O resultado disso é que pessoas LGBTI continuam sofrendo assédio, violência e discriminação nos mais diversos contextos: em suas famílias, nas escolas, no ambiente de trabalho e também nos esportes..

A campanha da ONU Livres & Iguais celebra todos os atletas que tomaram a decisão de se colocar publicamente como parte da comunidade LGBTI. Com seus exemplos, eles contribuem para que cada vez mais pessoas sejam livres para serem quem são e amarem quem quer que seja.

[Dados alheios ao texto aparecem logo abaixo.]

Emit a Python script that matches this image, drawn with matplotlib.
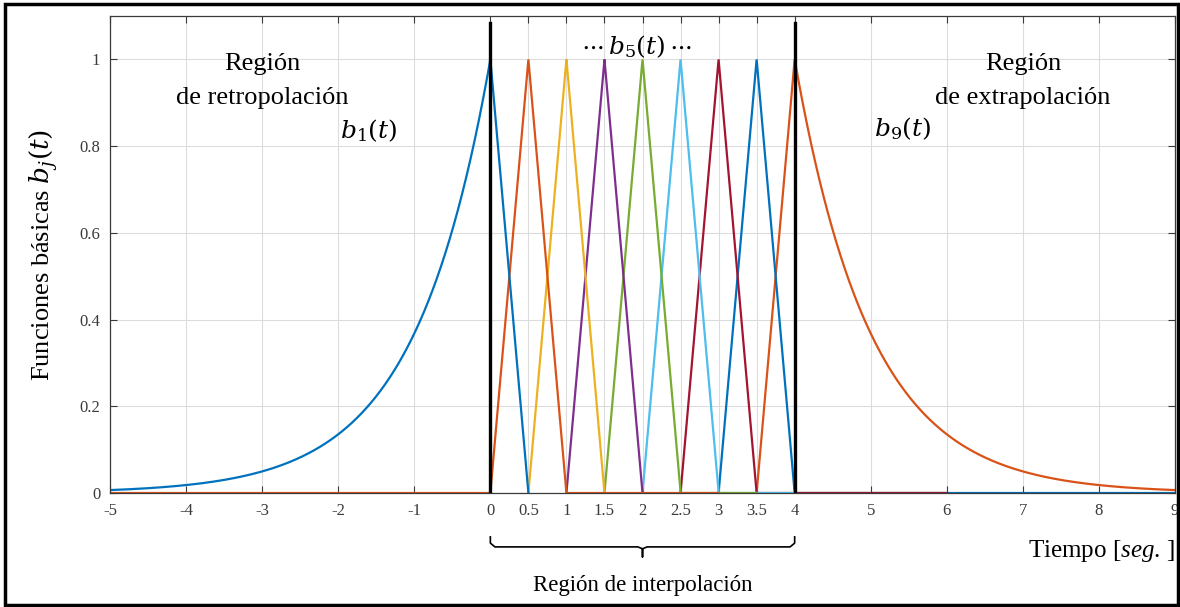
import numpy as np
import matplotlib
matplotlib.use("Agg")
import matplotlib.pyplot as plt
import matplotlib.transforms as mtransforms
from matplotlib.patches import Rectangle

plt.rcParams["font.family"] = ["Liberation Serif", "DejaVu Serif"]
plt.rcParams["mathtext.fontset"] = "custom"
plt.rcParams["mathtext.rm"] = "Liberation Serif"
plt.rcParams["mathtext.it"] = "Liberation Serif:italic"

# knots of the hat basis, extrapolation decay rate
knots = [0.0, 0.5, 1.0, 1.5, 2.0, 2.5, 3.0, 3.5, 4.0]
decay = 1.0
t_min, t_max = -5.0, 9.0
# interval over which each b_j is drawn (incl. its flat zero tails)
draw_from = [-5.0, -5.0, 0.5, 1.0, 1.5, 2.0, 2.5, 3.0, 3.5]
draw_to = [0.5, 3.0, 1.5, 2.0, 3.5, 4.0, 6.0, 9.0, 9.0]
colors = ["#0072BD", "#D95319", "#EDB120", "#7E2F8E", "#77AC30",
          "#4DBEEE", "#A2142F", "#0072BD", "#D95319"]

xticks = [-5, -4, -3, -2, -1, 0, 0.5, 1, 1.5, 2, 2.5, 3, 3.5, 4, 5, 6, 7, 8, 9]
xticklabels = ["-5", "-4", "-3", "-2", "-1", "0", "0.5", "1", "1.5", "2",
               "2.5", "3", "3.5", "4", "5", "6", "7", "8", "9"]
yticks = [0, 0.2, 0.4, 0.6, 0.8, 1.0]
yticklabels = ["0", "0.2", "0.4", "0.6", "0.8", "1"]


def basis(j, t):
    h = knots[1] - knots[0]
    tj = knots[j]
    hat = np.clip(1 - np.abs(t - tj) / h, 0, None)
    if j == 0:
        hat = np.where(t < tj, np.exp(decay * (t - tj)), hat)
    if j == len(knots) - 1:
        hat = np.where(t > tj, np.exp(-decay * (t - tj)), hat)
    return hat


fig = plt.figure(figsize=(11.8, 6.07), dpi=100)
ax = fig.add_axes([0.0932, 0.1878, 0.9026, 0.7858])

# drawn last-to-first so the zero tails stack like the original
for j in reversed(range(len(knots))):
    t = np.linspace(draw_from[j], draw_to[j], 1401)
    t = np.union1d(t, [k for k in knots if draw_from[j] <= k <= draw_to[j]])
    ax.plot(t, basis(j, t), color=colors[j], lw=1.6, solid_joinstyle="miter")

for k in (knots[0], knots[-1]):
    ax.plot([k, k], [0, 1.084], color="black", lw=2.4, zorder=5)

ax.set_xlim(t_min, t_max)
ax.set_ylim(0, 1.1)
ax.set_xticks(xticks)
ax.set_xticklabels(xticklabels)
ax.set_yticks(yticks)
ax.set_yticklabels(yticklabels)
ax.tick_params(direction="in", length=5, width=0.8, top=True, right=True,
               labelsize=12, labelcolor="#3a3a3a", color="#3a3a3a", pad=7)
ax.grid(True, color="#dcdcdc", lw=0.8)
ax.set_axisbelow(True)
for s in ax.spines.values():
    s.set_color("#3a3a3a")
    s.set_linewidth(0.9)

ax.set_ylabel(r"Funciones básicas $b_j(t)$", fontsize=19, labelpad=14,
              math_fontfamily="dejavuserif")

txt = dict(fontsize=19, ha="center", va="center")
mtxt = dict(fontsize=18, ha="center", va="center",
            math_fontfamily="dejavuserif")
ax.text(-3.0, 0.99, "Región", **txt)
ax.text(-3.0, 0.91, "de retropolación", **txt)
ax.text(-1.6, 0.835, r"$b_1(t)$", **mtxt)
ax.text(1.92, 1.03, r"$\cdots\,b_5(t)\,\cdots$", **mtxt)
ax.text(5.42, 0.84, r"$b_9(t)$", **mtxt)
ax.text(7.0, 0.99, "Región", **txt)
ax.text(7.0, 0.91, "de extrapolación", **txt)

# brace under the interpolation interval
bt = mtransforms.blended_transform_factory(ax.transData, ax.transAxes)
a, b = knots[0], knots[-1]
mid = 0.5 * (a + b)
y0, y1, y2 = -0.092, -0.113, -0.134
r = 0.06
brace_x = [a, a, a + r, mid - r, mid, mid, mid, mid + r, b - r, b, b]
brace_y = [y0, y1 + 0.008, y1, y1, y1 - 0.004, y2, y1 - 0.004, y1, y1,
           y1 + 0.008, y0]
ax.plot(brace_x, brace_y, color="black", lw=1.2, transform=bt,
        clip_on=False)
ax.text(mid, -0.193, "Región de interpolación", transform=bt, fontsize=16.5,
        ha="center", va="center")
ax.text(t_max, -0.122, r"Tiempo [$\mathit{seg.}\,$]", transform=bt,
        fontsize=18, ha="right", va="center")

fig.patches.append(Rectangle((0.004, 0.004), 0.994, 0.99, transform=fig.transFigure,
                             fill=False, edgecolor="black", lw=2.5))

fig.savefig("out.png", dpi=100, facecolor="white")
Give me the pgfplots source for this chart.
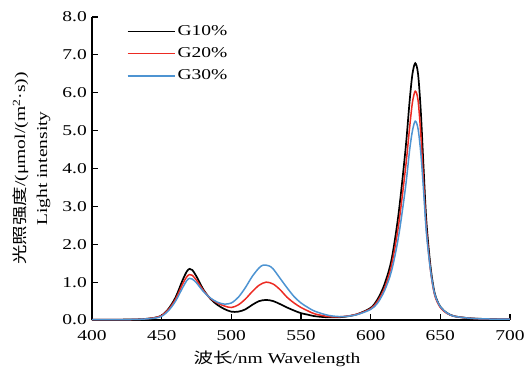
\documentclass[border=0pt]{standalone}
\usepackage{pgfplots}
\pgfplotsset{compat=1.18}
\usepackage{fontspec}
\setmainfont{Liberation Serif}[FakeStretch=1.3]
\newfontfamily\cjk{Noto Sans CJK SC}[FakeStretch=1.3]
\definecolor{cblack}{RGB}{0,0,0}
\definecolor{cred}{RGB}{236,42,34}
\definecolor{cblue}{RGB}{78,148,210}
\begin{document}
\fontsize{15}{18}\selectfont
\begin{tikzpicture}
\useasboundingbox (-92pt,-50pt) rectangle (434pt,320pt);
\begin{axis}[
  at={(0,0)}, anchor=south west,
  scale only axis, width=418pt, height=303pt,
  xmin=400, xmax=700, ymin=0, ymax=8,
  axis x line*=bottom, axis y line*=left,
  axis line style={-, line width=1.3pt},
  tick align=inside, major tick length=6pt,
  tick style={line width=1.2pt, black},
  xtick={400,450,...,700}, ytick={0,1,...,8},
  /pgf/number format/assume math mode=true,
  yticklabel style={/pgf/number format/.cd, fixed, fixed zerofill, precision=1},
  xticklabel style={yshift=-5pt, /pgf/number format/.cd, fixed, precision=0, 1000 sep={}},
  tick label style={font=\fontsize{15}{18}\selectfont},
  xlabel={{\cjk 波长}/nm Wavelength},
  xlabel style={font=\fontsize{15}{18}\selectfont, yshift=0pt, xshift=-24pt},
  ylabel={\begin{tabular}{c}{\cjk 光照强度}/(μmol/(m\textsuperscript{2}·s))\\[2pt] Light intensity\end{tabular}},
  ylabel style={font=\fontsize{15}{20}\selectfont, yshift=-1pt},
  legend style={at={(0.083,0.98)}, anchor=north west, draw=none, fill=none, font=\fontsize{15}{18}\selectfont, row sep=6pt, inner sep=0pt},
  legend cell align=left,
  legend image post style={xscale=2.75},
]
\addplot[cblack, line width=1.7pt, smooth] coordinates {
(400,0.01)(420,0.01)(435,0.02)(445,0.06)(450,0.12)(455,0.3)(460,0.6)(465,1.05)(468,1.28)(470,1.35)(472,1.32)(475,1.15)(480,0.8)(485,0.56)(490,0.4)(495,0.29)(500,0.22)(505,0.22)(510,0.28)(515,0.4)(520,0.5)(525,0.53)(530,0.5)(535,0.42)(540,0.33)(545,0.25)(550,0.18)(555,0.14)(560,0.1)(570,0.07)(580,0.08)(590,0.15)(600,0.32)(605,0.55)(610,0.95)(615,1.6)(620,2.8)(625,4.5)(628,5.8)(630,6.5)(632,6.78)(634,6.5)(636,5.5)(638,4.0)(640,2.6)(643,1.4)(646,0.7)(650,0.35)(655,0.18)(660,0.1)(670,0.05)(680,0.03)(700,0.02)
};
\addlegendentry{G10\%}
\addplot[cred, line width=1.5pt, smooth] coordinates {
(400,0.01)(420,0.01)(435,0.02)(445,0.06)(450,0.12)(455,0.28)(460,0.55)(465,0.95)(468,1.14)(470,1.2)(472,1.18)(475,1.05)(480,0.78)(485,0.57)(490,0.45)(495,0.37)(500,0.33)(505,0.4)(510,0.55)(515,0.75)(520,0.92)(525,1.0)(530,0.95)(535,0.8)(540,0.6)(545,0.45)(550,0.33)(555,0.24)(560,0.16)(570,0.09)(580,0.09)(590,0.15)(600,0.3)(605,0.5)(610,0.85)(615,1.45)(620,2.5)(625,4.0)(628,5.1)(630,5.75)(632,6.04)(634,5.8)(636,4.9)(638,3.6)(640,2.4)(643,1.3)(646,0.65)(650,0.33)(655,0.17)(660,0.1)(670,0.05)(680,0.03)(700,0.02)
};
\addlegendentry{G20\%}
\addplot[cblue, line width=1.5pt, smooth] coordinates {
(400,0.01)(420,0.01)(435,0.02)(445,0.05)(450,0.1)(455,0.25)(460,0.5)(465,0.85)(468,1.04)(470,1.1)(472,1.08)(475,0.98)(480,0.75)(485,0.58)(490,0.47)(495,0.42)(500,0.45)(505,0.6)(510,0.85)(515,1.15)(520,1.38)(523,1.45)(527,1.43)(530,1.35)(535,1.1)(540,0.85)(545,0.62)(550,0.45)(555,0.33)(560,0.23)(570,0.12)(580,0.09)(590,0.14)(600,0.28)(605,0.45)(610,0.78)(615,1.3)(620,2.2)(625,3.5)(628,4.5)(630,5.0)(632,5.25)(634,5.05)(636,4.4)(638,3.4)(640,2.3)(643,1.3)(646,0.68)(650,0.35)(655,0.18)(660,0.1)(670,0.05)(680,0.03)(700,0.02)
};
\addlegendentry{G30\%}
\end{axis}
\end{tikzpicture}
\end{document}
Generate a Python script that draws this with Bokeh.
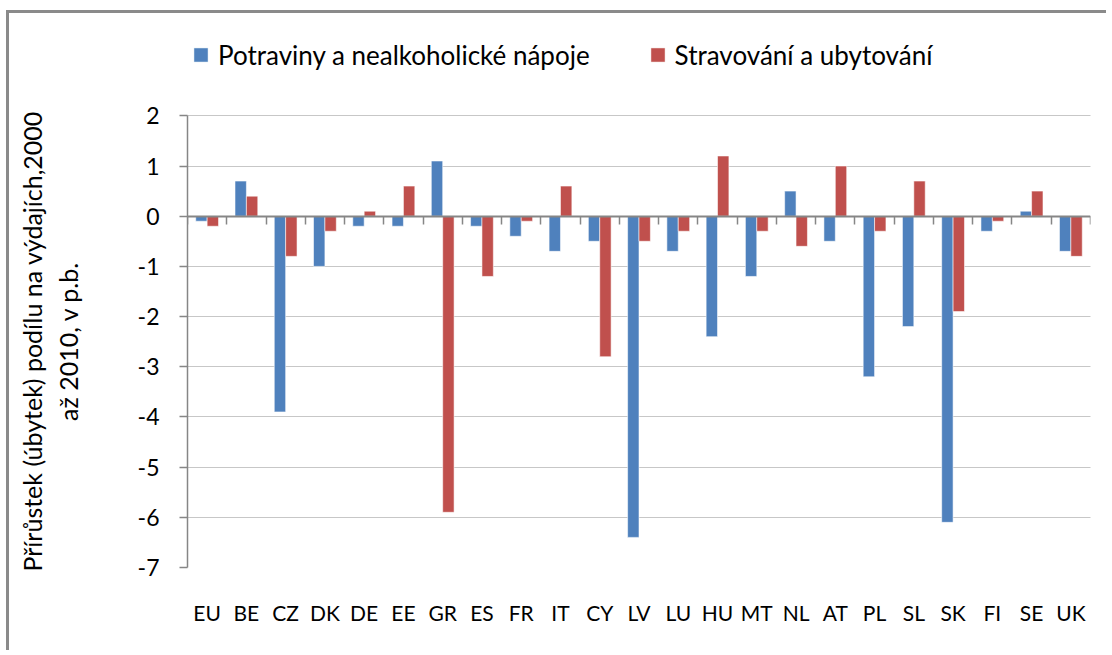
from bokeh.plotting import figure
from bokeh.models import (ColumnDataSource, Range1d, FixedTicker, LinearAxis,
                          Legend, LegendItem)
from bokeh.embed import file_html
from bokeh.resources import INLINE

# ---- data ----
countries = ["EU", "BE", "CZ", "DK", "DE", "EE", "GR", "ES", "FR", "IT", "CY", "LV",
             "LU", "HU", "MT", "NL", "AT", "PL", "SL", "SK", "FI", "SE", "UK"]
food = [-0.1, 0.7, -3.9, -1.0, -0.2, -0.2, 1.1, -0.2, -0.4, -0.7, -0.5, -6.4,
        -0.7, -2.4, -1.2, 0.5, -0.5, -3.2, -2.2, -6.1, -0.3, 0.1, -0.7]
catering = [-0.2, 0.4, -0.8, -0.3, 0.1, 0.6, -5.9, -1.2, -0.1, 0.6, -2.8, -0.5,
            -0.3, 1.2, -0.3, -0.6, 1.0, -0.3, 0.7, -1.9, -0.1, 0.5, -0.8]
series_names = ["Potraviny a nealkoholické nápoje", "Stravování a ubytování"]
y_ticks = [2, 1, 0, -1, -2, -3, -4, -5, -6, -7]
y_title_lines = ["Přírůstek (úbytek) podílu na výdajích,2000", "až 2010, v p.b."]

BLUE = "#4F81BD"
RED = "#C0504D"
GREY = "#868686"
FONT = "Lato"

n = len(countries)
centers = list(range(n))
boundaries = [i - 0.5 for i in range(n + 1)]
BAR_W = 0.29
Y_LO, Y_HI = min(y_ticks), max(y_ticks)
HEADROOM = 1.8  # room above the value axis for the legend

# the axis title is centred on the whole frame; pad its top end so that it
# sits centred on the value axis instead
PAD = "\u00a0" * 14
y_title = "\n".join(line + PAD for line in y_title_lines)

src = ColumnDataSource(dict(
    food_l=[c - BAR_W for c in centers],
    food_r=[c for c in centers],
    cat_l=[c for c in centers],
    cat_r=[c + BAR_W for c in centers],
    food_x=[c - BAR_W / 2 for c in centers],
    cat_x=[c + BAR_W / 2 for c in centers],
    food=food,
    catering=catering,
    zero=[0] * n,
))

p = figure(width=1100, height=640,
           x_range=Range1d(-0.5, n - 0.5), y_range=Range1d(Y_LO, Y_HI + HEADROOM),
           output_backend="svg", toolbar_location=None,
           min_border_left=178, min_border_right=19,
           min_border_top=12, min_border_bottom=86,
           styles={"margin-left": "6px", "margin-top": "10px",
                   "border-top": "3px solid #8a8a8a", "border-left": "3px solid #8a8a8a",
                   "border-right": "none", "border-bottom": "none"})
p.outline_line_color = None
p.background_fill_color = "white"
p.border_fill_color = "white"

# y axis
yt = FixedTicker(ticks=y_ticks)
p.yaxis.ticker = yt
p.yaxis.bounds = (Y_LO, Y_HI)
p.ygrid.ticker = yt
p.yaxis.major_label_overrides = {t: str(t) for t in y_ticks}
p.yaxis.axis_line_color = GREY
p.yaxis.axis_line_width = 1.5
p.yaxis.major_tick_line_color = GREY
p.yaxis.major_tick_line_width = 1.5
p.yaxis.major_tick_out = 8
p.yaxis.major_tick_in = 0
p.yaxis.minor_tick_line_color = None
p.yaxis.major_label_standoff = 20
p.yaxis.major_label_text_font = FONT
p.yaxis.major_label_text_font_size = "23px"
p.yaxis.major_label_text_color = "black"
p.yaxis.axis_label = y_title
p.yaxis.axis_label_text_font = FONT
p.yaxis.axis_label_text_font_size = "25px"
p.yaxis.axis_label_text_font_style = "normal"
p.yaxis.axis_label_text_color = "black"
p.yaxis.axis_label_standoff = 52

p.ygrid.grid_line_color = "#8f8f8f"
p.ygrid.grid_line_dash = "1 1"
p.xgrid.visible = False

# x label axis (bottom)
xa = p.xaxis[0]
xa.ticker = FixedTicker(ticks=centers)
xa.major_label_overrides = {c: name for c, name in zip(centers, countries)}
xa.axis_line_color = None
xa.major_tick_line_color = None
xa.minor_tick_line_color = None
xa.major_tick_out = 0
xa.major_label_standoff = 32
xa.major_label_text_font = FONT
xa.major_label_text_font_size = "21px"
xa.major_label_text_color = "black"

# bars
r_food = p.quad(left="food_l", right="food_r", top="food", bottom="zero", source=src,
                fill_color=BLUE, line_color="white", line_alpha=0.55, line_width=1)
r_cat = p.quad(left="cat_l", right="cat_r", top="catering", bottom="zero", source=src,
               fill_color=RED, line_color="white", line_alpha=0.55, line_width=1)

# zero-size square markers: used only to give the legend square swatches
sw_food = p.scatter(x="food_x", y="zero", source=src, marker="square", size=0,
                    fill_color=BLUE, line_color="#dfe8f3", line_width=0.5)
sw_cat = p.scatter(x="cat_x", y="zero", source=src, marker="square", size=0,
                   fill_color=RED, line_color="#f2dcdb", line_width=0.5)

# zero-line category axis with ticks between categories
zero_axis = LinearAxis(fixed_location=0, ticker=FixedTicker(ticks=boundaries),
                       axis_line_color=GREY, axis_line_width=2,
                       major_tick_line_color=GREY, major_tick_line_width=1.5,
                       major_tick_out=8, major_tick_in=0,
                       minor_tick_line_color=None,
                       major_label_text_color=None, major_label_text_font_size="1px")
p.add_layout(zero_axis, "below")

legend = Legend(items=[LegendItem(label=series_names[0], renderers=[sw_food]),
                       LegendItem(label=series_names[1], renderers=[sw_cat])],
                orientation="horizontal", location=(-4, 495),
                glyph_width=35, glyph_height=35, label_standoff=0, spacing=50,
                padding=0, margin=0, border_line_color=None,
                background_fill_alpha=0,
                label_text_font=FONT, label_text_font_size="26px",
                label_text_color="black")
p.add_layout(legend)

open("out.html", "w").write(file_html(p, INLINE))
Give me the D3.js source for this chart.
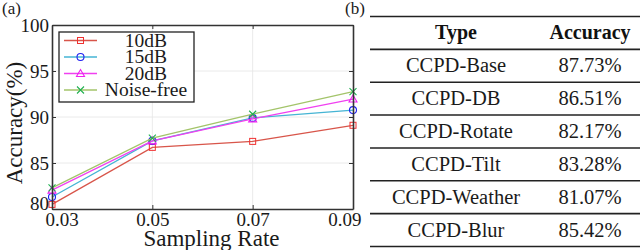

Confira aqui o vídeo anterior da série da Livres & Iguais no Brasil sobre atletas LGBTI com a jogadora de rúgbi Isadora Cerullo:

Livres & Iguais

A Livres & Iguais é a campanha da Organização das Nações Unidas pela promoção da igualdade de direitos de lésbicas, gays, bissexuais, travestis, transexuais, pessoas trans e intersex. Iniciativa inédita e global da ONU, ela reconhece que orientação sexual e identidade de gênero atuam como fatores que estruturam desigualdades sociais e impactam negativamente a fruição plena dos direitos humanos das pessoas LGBTI.

Implementada no Brasil desde 2014, a campanha possui parcerias com a Prefeitura de São Paulo e com o estado de Minas Gerais, e conta com Daniela e Malu Mercury como suas Campeãs da Igualdade.